It's just sort of a bummer that I went through all this hassle to build myself a nice wooden enclosure with fans and moonlights with one of the most recommended pc lights (ahsupply) and the plants aren't doing well.


----------



## Michael (Jul 20, 2010)

I don't think light is your problem, but just to be sure, what kind of tube are you using?

Having lots of biofiltration is not a bad thing--it protects you from any accidents that could cause an ammonia spike. As for flow, I suggest trying for 10x the tank volume per hour--400gph. This may mean a bigger pump in your sump, or an auxillary power head in the tank.

No guarantees, but it is the best suggestion I can offer.


----------



## ddeneve (Jan 4, 2009)

What pump would you suggest Micheal, just upgrade to a mag 7 or go with another brand? I was thinking of going with an eheim, but they are almost doubled the price for a comparable pump.

I also noticed that my plants usually do best when the flow from the mag 5 would be low because the prefilter on it was clogged up. They would shoot up and require massive pruning.
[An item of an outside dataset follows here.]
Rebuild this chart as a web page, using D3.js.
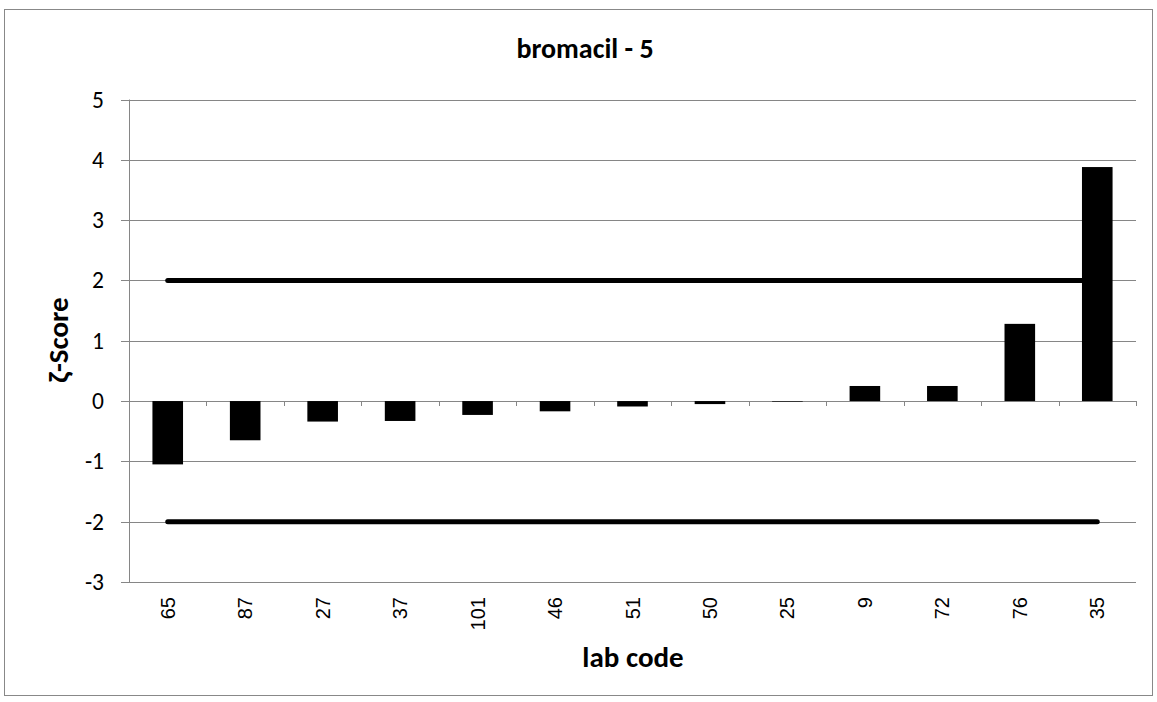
<!DOCTYPE html>
<html><head><meta charset="utf-8">
<script src="https://cdn.jsdelivr.net/npm/d3@7"></script>
<style>body{margin:0;background:#fff}svg{display:block}</style>
</head><body>
<script>
const labs = ["65","87","27","37","101","46","51","50","25","9","72","76","35"];
const zScores = [-1.05,-0.65,-0.34,-0.33,-0.23,-0.17,-0.09,-0.05,-0.01,0.25,0.25,1.28,3.88];
const limits = [2,-2];
const yTicks = [-3,-2,-1,0,1,2,3,4,5];
const title = "bromacil - 5";
const xTitle = "lab code";
const yTitle = "ζ-Score";

const W = 1157, H = 702;
const L = 129, R = 1136, T = 99.5, B = 582;
const svg = d3.select("body").append("svg").attr("width", W).attr("height", H);
svg.append("rect").attr("x",4.5).attr("y",9.5).attr("width",1148).attr("height",686)
  .attr("fill","#fff").attr("stroke","#888").attr("stroke-width",1);

const x = d3.scaleBand().domain(labs).range([L, R]).padding(0);
const y = d3.scaleLinear().domain([-3, 5]).range([B, T]);
const grid = "#868686";
const calibri = "Carlito, Lato, 'Open Sans', sans-serif";

// gridlines
svg.append("g").selectAll("line").data(yTicks).join("line")
  .attr("x1", L - 8).attr("x2", R)
  .attr("y1", d => Math.round(y(d)) + 0.5).attr("y2", d => Math.round(y(d)) + 0.5)
  .attr("stroke", grid).attr("stroke-width", 1);
// y axis line
svg.append("line").attr("x1", L + 0.5).attr("x2", L + 0.5).attr("y1", T).attr("y2", B)
  .attr("stroke", grid);
// y tick labels
svg.append("g").selectAll("text").data(yTicks).join("text")
  .attr("x", 104).attr("y", d => y(d) + 8).attr("text-anchor", "end")
  .attr("font-family", calibri).attr("font-size", 23.5).attr("fill", "#000")
  .text(d => d);

// bars
const bw = x.bandwidth() * 0.395;
svg.append("g").selectAll("rect").data(labs).join("rect")
  .attr("x", d => x(d) + x.bandwidth() / 2 - bw / 2)
  .attr("width", bw)
  .attr("y", (d, i) => y(Math.max(0, zScores[i])))
  .attr("height", (d, i) => Math.abs(y(zScores[i]) - y(0)))
  .attr("fill", "#000");

// x-axis tick marks at zero line
const tickXs = labs.map(d => x(d)).concat([R]);
svg.append("g").selectAll("line").data(tickXs).join("line")
  .attr("x1", d => Math.round(d) + 0.5).attr("x2", d => Math.round(d) + 0.5)
  .attr("y1", Math.round(y(0))).attr("y2", Math.round(y(0)) + 5)
  .attr("stroke", grid);

// limit lines
const x0 = x(labs[0]) + x.bandwidth() / 2, x1 = x(labs[labs.length - 1]) + x.bandwidth() / 2;
svg.append("g").selectAll("line").data(limits).join("line")
  .attr("x1", x0).attr("x2", x1).attr("y1", d => y(d)).attr("y2", d => y(d))
  .attr("stroke", "#000").attr("stroke-width", 5).attr("stroke-linecap", "round");

// x tick labels (rotated)
svg.append("g").selectAll("text").data(labs).join("text")
  .attr("transform", d => `translate(${x(d) + x.bandwidth() / 2 + 7},597) rotate(-90)`)
  .attr("text-anchor", "end")
  .attr("font-family", "'Liberation Sans', Arial, sans-serif").attr("font-size", 20)
  .attr("fill", "#000").text(d => d);

// titles
svg.append("text").attr("x", 585).attr("y", 58).attr("text-anchor", "middle")
  .attr("font-family", calibri).attr("font-weight", "bold").attr("font-size", 28)
  .text(title);
svg.append("text").attr("x", 633).attr("y", 667).attr("text-anchor", "middle")
  .attr("font-family", calibri).attr("font-weight", "bold").attr("font-size", 29)
  .text(xTitle);
svg.append("text").attr("transform", "translate(68,340) rotate(-90)").attr("text-anchor", "middle")
  .attr("font-family", calibri).attr("font-weight", "bold").attr("font-size", 29)
  .text(yTitle);
</script>
</body></html>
Another thought I had was that the upgrade in the lights may be too much light. I put in some floating plants so that if there is indeed too much light, it should soon get cut down by the growth from the floaters.


----------



## Michael (Jul 20, 2010)

If the plants do better with lower flow, then your sump and associated plumbing may be out-gassing your CO2. This is the only valid reason that sumps are uncommon on planted tanks. If you use a power head in the tank to increase flow, you won't be loosing much CO2.


----------



## aquabillpers (Apr 13, 2006)

Hi

Almost all plants grow well in hard alkaline water. However, when the pH rises to 8 or above, plants don't do as well. Then, an adjustment can be made by replacing some of the water with distilled water. Filtering through peat will also remove some of the KH that causes the high pH.

You have almost 2.5 watts of PC light. That is too much for a non-CO2 tank. The plants will be overstimulated, run out of nutrients, and algae will develop. You should aim for less than 2 WPG.

Good luck!

Bill


----------



## DishyFishy (Aug 11, 2011)

aquabillpers said:


> hi
> you have almost 2.5 watts of pc light. That is too much for a non-co2 tank. The plants will be overstimulated, run out of nutrients, and algae will develop. You should aim for less than 2 wpg.
> 
> Good luck!
> ...


+1!


----------



## ddeneve (Jan 4, 2009)

Yeah, I was thinking that there may be too much light when I upgraded the ballast and reflector. I'm going to leave it and let the floating plants soak it up. Use the "aerial advantage." After the floating plants get a thick cover I'll see how the rooted plants do. If they still don't recover, I'll check the other issues. I figure I have pretty much let the tank sort itself out for the last year and things have gone fine so I'll stick with it.


----------